I suspect that there are (at least) two forces at work. One is the rise of the individual, perhaps (I’ve yet to read it) best described by Jean Twenge in her book Generation Me. The subtitle “How Today’s Young Americans Are More Confident, Assertive, Entitled–and More Miserable Than Ever” reveals succinctly that the author thinks radical individualism is a mixed blessing at best, perhaps more of a curse. (There is a grand sociological analysis to be performed here; perhaps Twenge accomplished it.) The other force is the commodification of everything. The truism “you are what you eat” really ought to be “you are what you consume.” The more diverse meaning of consume captures the sense that we now identify with the products and ideologies we purchase and to which we lay claim, however temporarily.

Religion appears to be no different from any other commodity. Faith is now less about submitting to an external authority that formulates doctrine and dogma. Rather, it’s about developing one’s own belief system (what hubris!) and selecting a religion (as though one be truly necessary) that aligns with it least badly. Considering just how bad those fits tend to be, it’s little surprise that so many folks — whether they admit it or not — are agnostics, secular humanists, universalists, or atheists, none of which have much in the way of fixed doctrine.

Car Costs Killing You?

Posted: March 5, 2007 in Consumerism

I stumbled across an article at MSM Money called “The Real Reason You’re Broke.” According to article, the answer is that people spend too much on cars. The tone and content of the article are clearly aimed at financial novices and avoids blaming the victim for poor choices. A few of the details are nonetheless surprising: Americans spend an average of $8000 per year on cars, which is 15% to 20% of take-home pay. And more than a few “middle-class families are struggling with two payments in the $400 to $500 range.” If that means total $400 to $500, I’m not too alarmed. But if that means two payments each in that range, well, what sorts of cars are these folks driving?

I’ve written before about the stupidity inadvisability of the SUV fetish. It’s not just the fuel efficiency but a complex of things. As time wears on, however, all vehicles have loaded on systems, options, and costs. Accordingly, people don’t think of cars as basic transportation anymore. Rather, they’re lifestyle statements. Modern vehicles fully equipped (mostly with excessive electronics — lojack, video, GPS, multizone stereos, iPod and computer docking stations, alarm systems that everyone now ignores, etc.) more closely resemble rolling business suites or living rooms than simple transportation.

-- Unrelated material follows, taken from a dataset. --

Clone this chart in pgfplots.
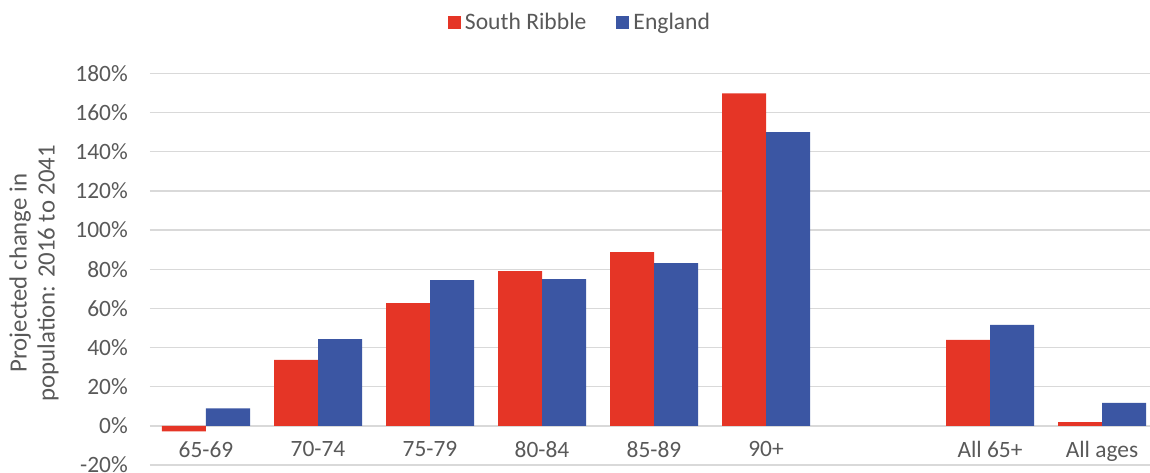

Compared to housing, where it makes at least some sense to buy the most expensive place one can afford, an expensive car doesn’t hold its value. For instance, a friend of mine just bought a 1993 (I think) BMW 750iL for about $3,000 just so that he could drive a luxury car that cost $80,000 new. (I wonder how many different owners took a bath on this 14-year-old car.) He admitted it was irrational and bought it even knowing full well that the 750iL is legion for its costly repairs and general unreliability. Indeed, after having the car only one week, it already broke down unexpectedly and he had to have it towed. (I haven’t yet learned the full story.)

None of this addresses a host of other conflicts having to do with dependency on fossil fuels, urban planning and social organization, disappearance of community, and commodity fetishization. Nor does it address the clear advantages of increased safety, longer vehicle life, and improved reliability of today’s cars over those of, say, 15 years ago. My basic issue is simply this: how have we allowed ourselves to be suckered into paying such excessive costs for transportation (no longer even pretending to be basic) while earnings for the average household have either stagnated or lost ground during the past 5 years? Why is the threshold cost for a luxury car so high (starting at around $50k to $60k according to estimates I’ve seen), which pulls the costs of an average car well over $25,000? Don’t we have some market power? Couldn’t we all create a demand for smaller, more efficient vehicles that cost less to drive off the lot?